The Illusion of the Lucky Strike
I’ve spent forty years watching folks get what I call "promoter’s fever" over a high-grade drill core. They see a vein of rare earths in a mountain and think they’ve struck it rich, forgetting that in this business, the rock is the easy part. The real fight that decides if we’re a sovereign nation or just a quarry for overseas interests happens in the "middle mile." That’s the chemistry lab where we try to tease seventeen nearly identical elements apart. Right now, China owns the kitchen, and they aren't sharing the recipe.

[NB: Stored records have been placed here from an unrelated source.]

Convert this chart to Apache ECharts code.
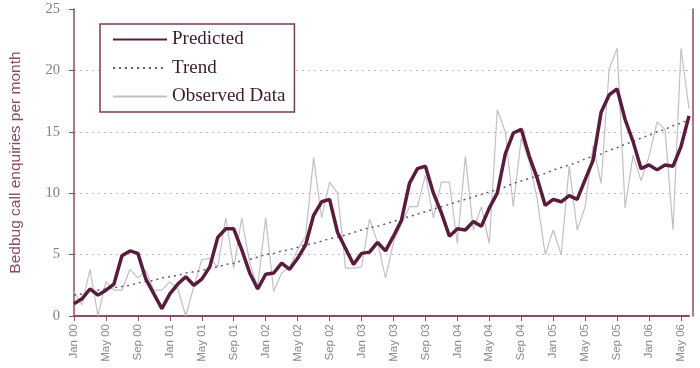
<!DOCTYPE html>
<html><head><meta charset="utf-8">
<script src="https://cdn.jsdelivr.net/npm/echarts@6/dist/echarts.min.js"></script>
<style>html,body{margin:0;padding:0;background:#fff}#c{width:700px;height:368px}</style>
</head><body><div id="c"></div>
<script>
const months = ['Jan 00','Feb 00','Mar 00','Apr 00','May 00','Jun 00','Jul 00','Aug 00','Sep 00','Oct 00','Nov 00','Dec 00',
'Jan 01','Feb 01','Mar 01','Apr 01','May 01','Jun 01','Jul 01','Aug 01','Sep 01','Oct 01','Nov 01','Dec 01',
'Jan 02','Feb 02','Mar 02','Apr 02','May 02','Jun 02','Jul 02','Aug 02','Sep 02','Oct 02','Nov 02','Dec 02',
'Jan 03','Feb 03','Mar 03','Apr 03','May 03','Jun 03','Jul 03','Aug 03','Sep 03','Oct 03','Nov 03','Dec 03',
'Jan 04','Feb 04','Mar 04','Apr 04','May 04','Jun 04','Jul 04','Aug 04','Sep 04','Oct 04','Nov 04','Dec 04',
'Jan 05','Feb 05','Mar 05','Apr 05','May 05','Jun 05','Jul 05','Aug 05','Sep 05','Oct 05','Nov 05','Dec 05',
'Jan 06','Feb 06','Mar 06','Apr 06','May 06','Jun 06'];

const predicted = [1.0,1.4,2.2,1.7,2.1,2.6,4.9,5.3,5.1,3.0,1.8,0.6,
1.8,2.6,3.2,2.5,3.0,4.0,6.4,7.1,7.1,5.4,3.5,2.2,
3.4,3.5,4.3,3.8,4.7,5.8,8.2,9.3,9.5,6.8,5.5,4.2,
5.1,5.2,6.0,5.3,6.5,7.8,10.8,12.0,12.2,10.0,8.4,6.5,
7.1,7.0,7.7,7.3,8.8,10.0,13.2,14.9,15.2,13.0,11.2,9.0,
9.5,9.3,9.8,9.5,11.1,12.7,16.6,18.0,18.5,16.0,14.2,12.0,
12.3,11.9,12.3,12.2,13.8,16.3];

const observed = [2.0,0.9,3.8,0.0,2.8,2.1,2.1,3.8,3.1,3.7,2.1,2.1,
2.8,2.2,0.0,2.4,4.6,4.7,4.0,8.0,3.9,8.0,4.3,2.4,
8.0,2.0,3.5,4.0,5.4,6.5,12.9,8.0,10.9,10.0,3.9,3.9,
4.0,7.9,6.0,3.1,6.0,7.5,8.9,8.9,11.5,8.0,10.9,10.9,
5.9,13.0,7.0,8.9,5.9,16.8,15.0,8.9,14.5,12.6,9.5,5.0,
7.0,5.0,12.2,7.0,8.9,13.9,10.8,20.1,21.8,8.8,13.1,11.0,
13.0,15.8,15.2,7.0,21.8,16.9];

const trend = [1.7,1.8,1.9,2.1,2.2,2.3,2.4,2.5,2.7,2.8,2.9,3.1,
3.2,3.3,3.5,3.6,3.7,3.9,4.0,4.2,4.3,4.5,4.6,4.8,
5.0,5.1,5.3,5.4,5.6,5.8,5.9,6.1,6.3,6.4,6.6,6.8,
7.0,7.2,7.3,7.5,7.7,7.9,8.1,8.3,8.5,8.7,8.9,9.1,
9.3,9.5,9.7,9.9,10.1,10.3,10.5,10.8,11.0,11.2,11.4,11.6,
11.9,12.1,12.3,12.5,12.8,13.0,13.2,13.5,13.7,14.0,14.2,14.5,
14.7,15.0,15.2,15.5,15.7,16.0];

const yTicks = [0,5,10,15,20,25];
const seriesNames = ['Predicted','Trend','Observed Data'];

const axisColor = '#8a4a68';
const chart = echarts.init(document.getElementById('c'));
chart.setOption({
  animation: false,
  backgroundColor: '#ffffff',
  grid: {left: 66, right: 11, top: 9, bottom: 52, containLabel: false},
  legend: {
    data: seriesNames,
    orient: 'vertical',
    left: 100, top: 24,
    padding: [6, 9, 6, 12],
    itemGap: 9.5,
    itemWidth: 54, itemHeight: 14,
    borderColor: '#7a3a5a', borderWidth: 1.5,
    backgroundColor: '#ffffff',
    itemStyle: {opacity: 0, borderWidth: 0},
    textStyle: {fontFamily: 'Liberation Serif', fontSize: 19, color: '#3a1a2c'}
  },
  xAxis: {
    type: 'category', data: months, boundaryGap: false,
    axisLine: {lineStyle: {color: axisColor, width: 2}},
    axisTick: {interval: 3, length: 5, lineStyle: {color: axisColor, width: 1}},
    axisLabel: {interval: 3, rotate: 90, margin: 8, fontFamily: 'Liberation Sans', fontSize: 11.5, color: '#8a8a8a'},
    splitLine: {show: false}
  },
  yAxis: [{
    type: 'value', min: yTicks[0], max: yTicks[yTicks.length-1], interval: 5,
    name: 'Bedbug call enquiries per month', nameLocation: 'middle', nameGap: 50,
    nameTextStyle: {fontFamily: 'Liberation Sans', fontSize: 15.5, color: '#8a4a68'},
    axisLine: {show: true, lineStyle: {color: axisColor, width: 1.5}},
    axisTick: {show: true, length: 5, lineStyle: {color: axisColor}},
    axisLabel: {margin: 14, fontFamily: 'Liberation Serif', fontSize: 14.5, color: '#808080'},
    splitLine: {show: true, showMinLine: false, showMaxLine: false, lineStyle: {color: '#c9b7c0', type: [2, 4], width: 1}}
  }, {
    type: 'value', min: yTicks[0], max: yTicks[yTicks.length-1], interval: 5, position: 'right', offset: 4,
    axisLine: {show: true, lineStyle: {color: axisColor, width: 1.5}},
    axisTick: {show: false}, axisLabel: {show: false}, splitLine: {show: false}
  }],
  series: [
    {name: 'Observed Data', type: 'line', data: observed, symbol: 'none', z: 2,
     lineStyle: {color: '#c4bfc2', width: 1.2}, itemStyle: {color: '#c4bfc2'}},
    {name: 'Trend', type: 'line', data: trend, symbol: 'none', z: 3,
     lineStyle: {color: '#7d5068', width: 1.5, type: [2, 4]}, itemStyle: {color: '#7d5068'}},
    {name: 'Predicted', type: 'line', data: predicted, symbol: 'none', z: 4,
     lineStyle: {color: '#5a1c3c', width: 3.5}, itemStyle: {color: '#5a1c3c'}}
  ]
});
</script></body></html>
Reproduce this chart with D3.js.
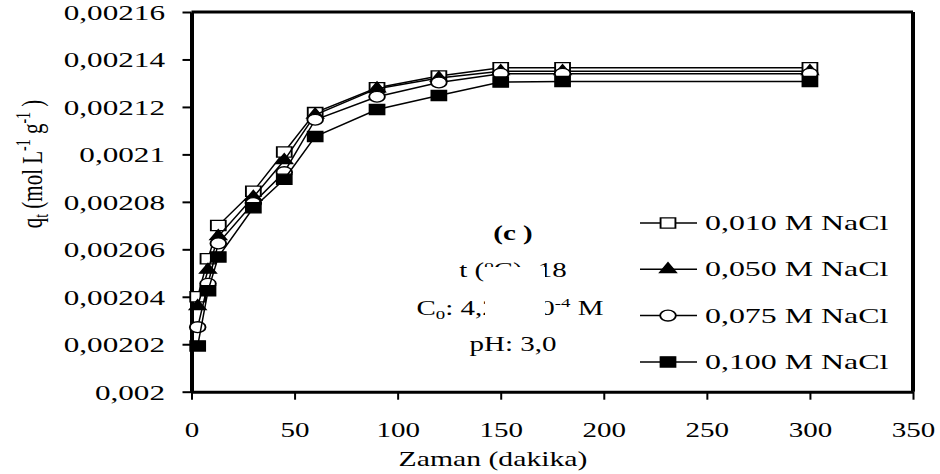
<!DOCTYPE html>
<html>
<head>
<meta charset="utf-8">
<script src="https://cdn.jsdelivr.net/npm/d3@7"></script>
<style>
  body { margin: 0; background: #fff; }
  text { font-family: "Liberation Serif", "Times New Roman", serif; fill: #000; }
</style>
</head>
<body>
<script>
// contact time (min) and q_t for each NaCl concentration
const times = [3, 8, 13, 30, 45, 60, 90, 120, 150, 180, 300]
const q010 = [0.002040, 0.002056, 0.002070, 0.0020845, 0.002101, 0.0021176, 0.0021281, 0.002133, 0.0021365, 0.0021365, 0.0021365]
const q050 = [0.002036, 0.0020513, 0.0020655, 0.002082, 0.0020975, 0.0021167, 0.0021277, 0.0021322, 0.002135, 0.002135, 0.002135]
const q075 = [0.0020272, 0.0020455, 0.0020625, 0.0020795, 0.0020925, 0.0021146, 0.0021243, 0.0021303, 0.002134, 0.002134, 0.002134]
const q100 = [0.0020193, 0.0020425, 0.0020568, 0.0020775, 0.0020895, 0.0021075, 0.0021189, 0.0021248, 0.0021305, 0.0021307, 0.0021307]
const seriesNames = ['0,010 M NaCl', '0,050 M NaCl', '0,075 M NaCl', '0,100 M NaCl']
const markers = ['square', 'triangle', 'circle', 'squareFilled']
const xTicks = [0, 50, 100, 150, 200, 250, 300, 350]
const yTicks = [0.002, 0.00202, 0.00204, 0.00206, 0.00208, 0.0021, 0.00212, 0.00214, 0.00216]

const series = [q010, q050, q075, q100].map((vals, i) => ({
  name: seriesNames[i],
  marker: markers[i],
  points: times.map((t, j) => ({ t, q: vals[j] }))
}))

// the source picture is stretched sideways, so glyphs and markers get scaleX
const sx = 1.45

const svg = d3.select('body').append('svg')
  .attr('width', 940)
  .attr('height', 474)

const x = d3.scaleLinear().domain([0, 350]).range([191.5, 913])
const y = d3.scaleLinear().domain([0.002, 0.00216]).range([391.7, 12])

const fmt = d => String(+d.toFixed(5)).replace('.', ',')

// frame top + right
svg.append('line')
  .attr('x1', x(0)).attr('x2', x(350))
  .attr('y1', y(0.00216)).attr('y2', y(0.00216))
  .attr('stroke', '#000').attr('stroke-width', 3)
svg.append('line')
  .attr('x1', x(350)).attr('x2', x(350))
  .attr('y1', y(0.00216)).attr('y2', y(0.002))
  .attr('stroke', '#000').attr('stroke-width', 4)

const gy = svg.append('g')
  .attr('transform', `translate(${x(0)},0)`)
  .call(d3.axisLeft(y).tickValues(yTicks).tickSize(9).tickSizeOuter(0).tickFormat(fmt))
gy.attr('font-size', null).attr('font-family', null)
gy.select('.domain').attr('stroke-width', 4)
gy.selectAll('.tick line').attr('stroke-width', 2)
gy.selectAll('.tick text')
  .attr('x', -26.5 / sx)
  .attr('dy', '0.34em')
  .attr('font-size', 21.5)
  .attr('transform', `scale(${sx},1)`)

const gx = svg.append('g')
  .attr('transform', `translate(0,${y(0.002)})`)
  .call(d3.axisBottom(x).tickValues(xTicks).tickSize(8).tickSizeOuter(0))
gx.attr('font-size', null).attr('font-family', null)
gx.select('.domain').attr('stroke-width', 3)
gx.selectAll('.tick line').attr('stroke-width', 2)
gx.selectAll('.tick text')
  .attr('y', 45)
  .attr('dy', 0)
  .attr('font-size', 20)
  .attr('transform', `scale(${sx},1)`)

// axis titles
svg.append('text')
  .attr('transform', `translate(493,466) scale(${sx},1)`)
  .attr('text-anchor', 'middle')
  .attr('font-size', 20.5)
  .text('Zaman (dakika)')

const yt = svg.append('text')
  .attr('transform', `translate(42,164) scale(${sx},1) rotate(-90)`)
  .attr('text-anchor', 'middle')
  .attr('font-size', 21)
yt.append('tspan').text('q')
yt.append('tspan').attr('font-size', 14).attr('dy', 4).text('t')
yt.append('tspan').attr('dy', -4).text(' (mol L')
yt.append('tspan').attr('font-size', 14).attr('dy', -8).text('-1')
yt.append('tspan').attr('dy', 8).text(' g')
yt.append('tspan').attr('font-size', 14).attr('dy', -8).text('-1')
yt.append('tspan').attr('dy', 8).text(' )')

// series
const line = d3.line().x(d => x(d.t)).y(d => y(d.q))

function drawMarker(g, kind, cx, cy) {
  const type = kind === 'triangle' ? d3.symbolTriangle
    : kind === 'circle' ? d3.symbolCircle : d3.symbolSquare
  const size = kind === 'triangle' ? 55 : kind === 'circle' ? 92 : 105
  g.append('path')
    .attr('d', d3.symbol().type(type).size(size)())
    .attr('transform', `translate(${cx},${cy}) scale(${sx},1)`)
    .attr('fill', kind === 'square' || kind === 'circle' ? '#fff' : '#000')
    .attr('stroke', '#000')
    .attr('stroke-width', 1.3)
}

series.forEach(s => {
  const g = svg.append('g')
  g.append('path')
    .attr('d', line(s.points))
    .attr('fill', 'none')
    .attr('stroke', '#000')
    .attr('stroke-width', 1.5)
  s.points.forEach(p => drawMarker(g, s.marker, x(p.t), y(p.q)))
})

// annotation
const ann = svg.append('g')
ann.append('text')
  .attr('transform', `translate(513,240) scale(${sx},1)`)
  .attr('text-anchor', 'middle')
  .attr('font-size', 20)
  .attr('font-weight', 'bold')
  .text('(c )')
const t1 = ann.append('text')
  .attr('transform', `translate(513,277) scale(${sx},1)`)
  .attr('text-anchor', 'middle')
  .attr('font-size', 20)
t1.append('tspan').text('t (')
t1.append('tspan').attr('font-size', 13).attr('dy', -8).text('o')
t1.append('tspan').attr('dy', 8).text('C): 18')
const t2 = ann.append('text')
  .attr('transform', `translate(510,315) scale(${sx},1)`)
  .attr('text-anchor', 'middle')
  .attr('font-size', 20)
t2.append('tspan').text('C')
t2.append('tspan').attr('font-size', 13).attr('dy', 4).text('0')
t2.append('tspan').attr('dy', -4).text(': 4,2 x 10')
t2.append('tspan').attr('font-size', 13).attr('dy', -8).text('-4')
t2.append('tspan').attr('dy', 8).text(' M')
ann.append('text')
  .attr('transform', `translate(513,351) scale(${sx},1)`)
  .attr('text-anchor', 'middle')
  .attr('font-size', 20)
  .text('pH: 3,0')

// legend box is opaque and hides part of the annotation
svg.append('rect')
  .attr('x', 485).attr('y', 267)
  .attr('width', 60).attr('height', 52)
  .attr('fill', '#fff')

const leg = svg.append('g')
series.forEach((s, i) => {
  const ly = 223 + i * 46.3
  leg.append('line')
    .attr('x1', 640).attr('x2', 697)
    .attr('y1', ly).attr('y2', ly)
    .attr('stroke', '#000').attr('stroke-width', 1.5)
  drawMarker(leg, s.marker, 668, ly)
  leg.append('text')
    .attr('transform', `translate(705,${ly + 7}) scale(${sx},1)`)
    .attr('font-size', 22)
    .text(s.name)
})
</script>
</body>
</html>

Most folks don't realize that China’s dominance isn’t a matter of geology; it’s a matter of industrial patience. They control roughly 60% of the mining but a staggering 80% or more of the refining, especially for the heavy rare earths like Dysprosium and Terbium that keep our cruise missiles on target and our EV motors from melting. While the West spent decades shuttering plants to avoid the "messy" business of chemistry, China built massive solvent extraction (SX) empires. They realized early on that if you control the separation, you control the supply chain. If we dig it up here but have to ship the concentrate to Baotou to get it refined, we haven’t gained an ounce of security. We’ve just become glorified delivery drivers for our own minerals.
The Alchemy of Solvent Extraction
Separating rare earths is a nightmare because they’re chemically cousins that are nearly identical in size and charge. Traditional solvent extraction is the industry’s workhorse, but it’s a beast. It requires hundreds, sometimes thousands, of "stages" in a cascade circuit. You’re essentially washing the ore in organic solvents over and over, hoping a specific element likes the oil more than the water. It’s slow, it’s capital-intensive, and it requires a level of process control that would make a watchmaker sweat.
The challenge is even steeper when you’re trying to separate heavy REEs from lights. It’s like trying to sort two buckets of gray sand by weight while standing in a gale-force wind. For decades, the sheer complexity and the environmental footprint of these massive chemical plants made Western investors run for the hills. We traded our independence for a clean conscience, and we’re paying the price at the pump and in the Pentagon.
Breaking the Bottleneck
The good news? We’re finally seeing some boots-on-ground innovation that doesn't rely on 1950s blueprints. New breakthroughs in selective ligands, basically chemical "hooks" designed to grab only one specific element, are making SX circuits shorter and more efficient. We’re also seeing modular plants that can be scaled up without needing a billion-dollar footprint on day one. I’ve been reading about advanced ion-exchange techniques and even biomining which uses engineered microbes to do the heavy lifting.
But for the immediate future, refining our solvent extraction game is the only way to reach commercial scale. Companies are finally focusing on the "waste" side too, recycling solvents and cleaning water in closed-loop systems that make the permitting folks a lot less twitchy. It turns out you can be clean and productive at the same time, provided you have the grit to innovate rather than just outsource.
Why the Hammer Matters
U.S. national security isn’t just about having the best jets; it’s about making sure the magnets in those jets don't come with a "kill switch" owned by a competitor. If we can’t crack the middle mile here on our own soil, we’re vulnerable. We need to stop treating refining like a "next year problem." I’ve seen plenty of "can't-miss" claims go belly-up because the chemistry was too expensive or the permits took too long.
"We’ve just become glorified delivery drivers for our own minerals if we don't control the separation."
If we can master these new separation techs, we won't just be digging holes; rather we'll be building the foundation for the next century of American industry. It’s a long tunnel, and the air is thin, but I reckon there’s light at the end of it if we keep our wits about us and our beakers clean. To truly break that grip, we’ve got to move these breakthroughs from the whiteboard to the wash-plant. It’s time we stopped admiring the rock and started mastering the chemistry.